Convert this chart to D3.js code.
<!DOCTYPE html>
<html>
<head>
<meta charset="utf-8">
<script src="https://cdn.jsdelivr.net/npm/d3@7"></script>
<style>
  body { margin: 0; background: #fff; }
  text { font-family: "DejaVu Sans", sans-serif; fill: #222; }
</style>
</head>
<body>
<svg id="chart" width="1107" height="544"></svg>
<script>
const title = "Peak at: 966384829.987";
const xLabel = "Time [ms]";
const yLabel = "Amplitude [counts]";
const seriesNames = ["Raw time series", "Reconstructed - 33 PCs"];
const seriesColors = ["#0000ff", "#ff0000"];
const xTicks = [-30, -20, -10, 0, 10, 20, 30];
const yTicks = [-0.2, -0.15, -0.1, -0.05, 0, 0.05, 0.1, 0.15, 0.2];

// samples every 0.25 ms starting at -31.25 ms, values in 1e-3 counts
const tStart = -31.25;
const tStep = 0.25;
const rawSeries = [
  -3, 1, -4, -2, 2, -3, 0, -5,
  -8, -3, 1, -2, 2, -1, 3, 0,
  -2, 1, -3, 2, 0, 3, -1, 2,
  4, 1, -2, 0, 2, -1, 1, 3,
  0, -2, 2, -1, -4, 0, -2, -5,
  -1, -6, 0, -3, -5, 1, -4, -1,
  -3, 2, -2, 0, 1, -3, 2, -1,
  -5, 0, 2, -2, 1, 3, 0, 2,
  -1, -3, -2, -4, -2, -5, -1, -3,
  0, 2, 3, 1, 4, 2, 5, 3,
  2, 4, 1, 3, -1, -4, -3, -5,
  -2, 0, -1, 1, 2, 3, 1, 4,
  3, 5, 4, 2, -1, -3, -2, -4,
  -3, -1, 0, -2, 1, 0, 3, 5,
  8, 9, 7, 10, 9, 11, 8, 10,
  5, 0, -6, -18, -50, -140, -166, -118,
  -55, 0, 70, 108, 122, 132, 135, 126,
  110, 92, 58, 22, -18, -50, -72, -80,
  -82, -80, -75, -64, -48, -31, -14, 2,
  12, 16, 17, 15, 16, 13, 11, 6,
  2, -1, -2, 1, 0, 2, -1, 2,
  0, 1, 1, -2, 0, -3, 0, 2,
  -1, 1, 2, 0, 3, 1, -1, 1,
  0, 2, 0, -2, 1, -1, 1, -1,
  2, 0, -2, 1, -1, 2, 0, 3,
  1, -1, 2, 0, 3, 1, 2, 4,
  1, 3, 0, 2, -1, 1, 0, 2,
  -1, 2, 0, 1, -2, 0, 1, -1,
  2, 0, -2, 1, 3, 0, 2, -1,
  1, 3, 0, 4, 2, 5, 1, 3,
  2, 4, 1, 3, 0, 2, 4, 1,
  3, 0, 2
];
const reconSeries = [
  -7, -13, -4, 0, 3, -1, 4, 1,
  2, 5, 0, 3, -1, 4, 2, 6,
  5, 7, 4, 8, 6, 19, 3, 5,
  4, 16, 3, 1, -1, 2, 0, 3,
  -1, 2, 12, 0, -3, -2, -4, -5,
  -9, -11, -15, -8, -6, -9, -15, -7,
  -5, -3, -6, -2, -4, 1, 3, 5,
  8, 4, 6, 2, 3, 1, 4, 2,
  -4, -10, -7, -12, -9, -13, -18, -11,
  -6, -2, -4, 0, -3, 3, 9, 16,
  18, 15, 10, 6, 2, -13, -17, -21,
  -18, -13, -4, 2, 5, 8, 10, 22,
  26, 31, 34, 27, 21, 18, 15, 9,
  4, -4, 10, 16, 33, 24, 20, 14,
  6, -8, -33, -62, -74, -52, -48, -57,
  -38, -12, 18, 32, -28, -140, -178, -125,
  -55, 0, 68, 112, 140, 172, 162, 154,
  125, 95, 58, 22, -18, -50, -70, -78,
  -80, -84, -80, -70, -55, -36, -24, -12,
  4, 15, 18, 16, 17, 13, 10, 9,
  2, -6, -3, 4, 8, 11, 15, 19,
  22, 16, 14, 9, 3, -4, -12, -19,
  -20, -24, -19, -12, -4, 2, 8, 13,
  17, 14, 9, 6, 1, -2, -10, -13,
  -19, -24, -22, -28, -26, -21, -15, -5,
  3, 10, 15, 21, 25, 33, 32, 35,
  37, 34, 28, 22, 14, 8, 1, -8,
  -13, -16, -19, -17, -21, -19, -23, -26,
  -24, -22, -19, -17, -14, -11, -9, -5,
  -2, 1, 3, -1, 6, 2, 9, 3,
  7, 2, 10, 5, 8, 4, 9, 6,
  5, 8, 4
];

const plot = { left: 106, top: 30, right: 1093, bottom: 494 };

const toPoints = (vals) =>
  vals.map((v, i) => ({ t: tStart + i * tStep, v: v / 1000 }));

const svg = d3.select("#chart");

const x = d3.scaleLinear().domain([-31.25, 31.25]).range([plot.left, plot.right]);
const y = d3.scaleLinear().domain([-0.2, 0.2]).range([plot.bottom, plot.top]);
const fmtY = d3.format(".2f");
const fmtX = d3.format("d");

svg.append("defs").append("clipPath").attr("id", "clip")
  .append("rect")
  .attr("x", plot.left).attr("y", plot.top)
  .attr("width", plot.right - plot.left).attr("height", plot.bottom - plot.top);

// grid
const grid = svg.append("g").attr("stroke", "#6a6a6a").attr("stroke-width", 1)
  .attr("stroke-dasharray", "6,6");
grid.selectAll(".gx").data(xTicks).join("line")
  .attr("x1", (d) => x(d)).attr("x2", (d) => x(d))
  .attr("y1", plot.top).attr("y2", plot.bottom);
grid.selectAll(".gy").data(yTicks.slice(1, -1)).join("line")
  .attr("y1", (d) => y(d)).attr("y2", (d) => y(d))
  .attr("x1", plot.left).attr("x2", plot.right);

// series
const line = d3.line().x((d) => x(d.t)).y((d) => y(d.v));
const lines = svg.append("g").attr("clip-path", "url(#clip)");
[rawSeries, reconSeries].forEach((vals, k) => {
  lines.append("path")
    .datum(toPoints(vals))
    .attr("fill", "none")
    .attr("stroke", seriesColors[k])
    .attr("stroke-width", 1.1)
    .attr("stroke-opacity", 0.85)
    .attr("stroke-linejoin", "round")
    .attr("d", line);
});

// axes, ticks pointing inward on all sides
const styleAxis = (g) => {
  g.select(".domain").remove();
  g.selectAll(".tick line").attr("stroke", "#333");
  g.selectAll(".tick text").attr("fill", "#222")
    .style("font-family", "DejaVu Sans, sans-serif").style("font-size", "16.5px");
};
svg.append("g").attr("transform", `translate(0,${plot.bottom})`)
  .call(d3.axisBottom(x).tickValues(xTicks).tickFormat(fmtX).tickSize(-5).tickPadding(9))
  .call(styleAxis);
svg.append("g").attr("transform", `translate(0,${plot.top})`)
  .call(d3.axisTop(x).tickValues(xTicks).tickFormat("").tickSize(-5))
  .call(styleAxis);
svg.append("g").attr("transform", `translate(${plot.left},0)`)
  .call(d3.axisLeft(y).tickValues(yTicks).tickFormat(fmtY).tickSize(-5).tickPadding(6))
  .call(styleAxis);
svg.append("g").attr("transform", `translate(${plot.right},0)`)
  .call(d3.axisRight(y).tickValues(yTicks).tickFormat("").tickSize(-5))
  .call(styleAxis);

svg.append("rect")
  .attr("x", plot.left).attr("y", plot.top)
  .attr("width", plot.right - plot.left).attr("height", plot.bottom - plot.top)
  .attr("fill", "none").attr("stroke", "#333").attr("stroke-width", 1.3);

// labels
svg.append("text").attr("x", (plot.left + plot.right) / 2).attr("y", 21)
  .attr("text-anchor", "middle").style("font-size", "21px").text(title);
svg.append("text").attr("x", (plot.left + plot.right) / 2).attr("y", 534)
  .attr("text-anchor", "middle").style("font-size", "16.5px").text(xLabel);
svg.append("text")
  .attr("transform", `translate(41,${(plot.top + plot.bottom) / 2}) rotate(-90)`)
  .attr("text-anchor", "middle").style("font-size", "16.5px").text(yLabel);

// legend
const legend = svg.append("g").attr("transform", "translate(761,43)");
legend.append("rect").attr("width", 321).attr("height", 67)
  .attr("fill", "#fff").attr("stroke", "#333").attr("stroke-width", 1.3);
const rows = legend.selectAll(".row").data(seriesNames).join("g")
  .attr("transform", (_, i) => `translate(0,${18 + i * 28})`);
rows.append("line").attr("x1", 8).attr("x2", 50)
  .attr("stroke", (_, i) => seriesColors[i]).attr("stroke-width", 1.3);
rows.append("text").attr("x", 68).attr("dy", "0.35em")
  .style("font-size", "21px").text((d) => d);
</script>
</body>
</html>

· · ·

Print the listing above from its first line through the line with "0.1, 0.15, 0.2];", and stop there.

Convert this chart to D3.js code.
<!DOCTYPE html>
<html>
<head>
<meta charset="utf-8">
<script src="https://cdn.jsdelivr.net/npm/d3@7"></script>
<style>
  body { margin: 0; background: #fff; }
  text { font-family: "DejaVu Sans", sans-serif; fill: #222; }
</style>
</head>
<body>
<svg id="chart" width="1107" height="544"></svg>
<script>
const title = "Peak at: 966384829.987";
const xLabel = "Time [ms]";
const yLabel = "Amplitude [counts]";
const seriesNames = ["Raw time series", "Reconstructed - 33 PCs"];
const seriesColors = ["#0000ff", "#ff0000"];
const xTicks = [-30, -20, -10, 0, 10, 20, 30];
const yTicks = [-0.2, -0.15, -0.1, -0.05, 0, 0.05, 0.1, 0.15, 0.2];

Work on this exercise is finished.